──────── Information provided ────────

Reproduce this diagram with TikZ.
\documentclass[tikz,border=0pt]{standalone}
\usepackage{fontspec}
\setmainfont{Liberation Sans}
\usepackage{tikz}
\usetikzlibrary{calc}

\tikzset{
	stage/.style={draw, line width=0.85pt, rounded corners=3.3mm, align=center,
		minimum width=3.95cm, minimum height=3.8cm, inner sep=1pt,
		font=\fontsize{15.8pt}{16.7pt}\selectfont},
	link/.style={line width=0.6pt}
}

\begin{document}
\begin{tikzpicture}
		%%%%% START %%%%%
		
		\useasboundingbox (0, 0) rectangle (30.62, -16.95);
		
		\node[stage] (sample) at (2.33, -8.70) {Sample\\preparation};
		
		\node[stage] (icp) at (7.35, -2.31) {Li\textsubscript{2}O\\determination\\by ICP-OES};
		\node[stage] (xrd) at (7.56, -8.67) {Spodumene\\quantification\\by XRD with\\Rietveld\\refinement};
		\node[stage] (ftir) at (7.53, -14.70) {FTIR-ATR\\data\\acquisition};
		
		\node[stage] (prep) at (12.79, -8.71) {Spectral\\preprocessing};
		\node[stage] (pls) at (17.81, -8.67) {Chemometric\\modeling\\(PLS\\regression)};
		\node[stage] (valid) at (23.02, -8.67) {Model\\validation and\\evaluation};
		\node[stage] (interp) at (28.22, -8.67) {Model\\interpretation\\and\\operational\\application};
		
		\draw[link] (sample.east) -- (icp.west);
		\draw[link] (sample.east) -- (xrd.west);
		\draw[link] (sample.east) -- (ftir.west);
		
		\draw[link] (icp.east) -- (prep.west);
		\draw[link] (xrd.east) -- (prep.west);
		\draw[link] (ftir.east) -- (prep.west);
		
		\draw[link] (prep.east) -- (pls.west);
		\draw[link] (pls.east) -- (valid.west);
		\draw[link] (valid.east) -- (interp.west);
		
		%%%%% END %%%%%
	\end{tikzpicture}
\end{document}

────────

Brief: Please reproduce exactly the lines above, beginning with the first and ending with the line that contains "at (7.53, -14.70)", and include nothing outside that range.

Response to the exercise:
Reproduce this diagram with TikZ.
\documentclass[tikz,border=0pt]{standalone}
\usepackage{fontspec}
\setmainfont{Liberation Sans}
\usepackage{tikz}
\usetikzlibrary{calc}

\tikzset{
	stage/.style={draw, line width=0.85pt, rounded corners=3.3mm, align=center,
		minimum width=3.95cm, minimum height=3.8cm, inner sep=1pt,
		font=\fontsize{15.8pt}{16.7pt}\selectfont},
	link/.style={line width=0.6pt}
}

\begin{document}
\begin{tikzpicture}
		%%%%% START %%%%%
		
		\useasboundingbox (0, 0) rectangle (30.62, -16.95);
		
		\node[stage] (sample) at (2.33, -8.70) {Sample\\preparation};
		
		\node[stage] (icp) at (7.35, -2.31) {Li\textsubscript{2}O\\determination\\by ICP-OES};
		\node[stage] (xrd) at (7.56, -8.67) {Spodumene\\quantification\\by XRD with\\Rietveld\\refinement};
		\node[stage] (ftir) at (7.53, -14.70) {FTIR-ATR\\data\\acquisition};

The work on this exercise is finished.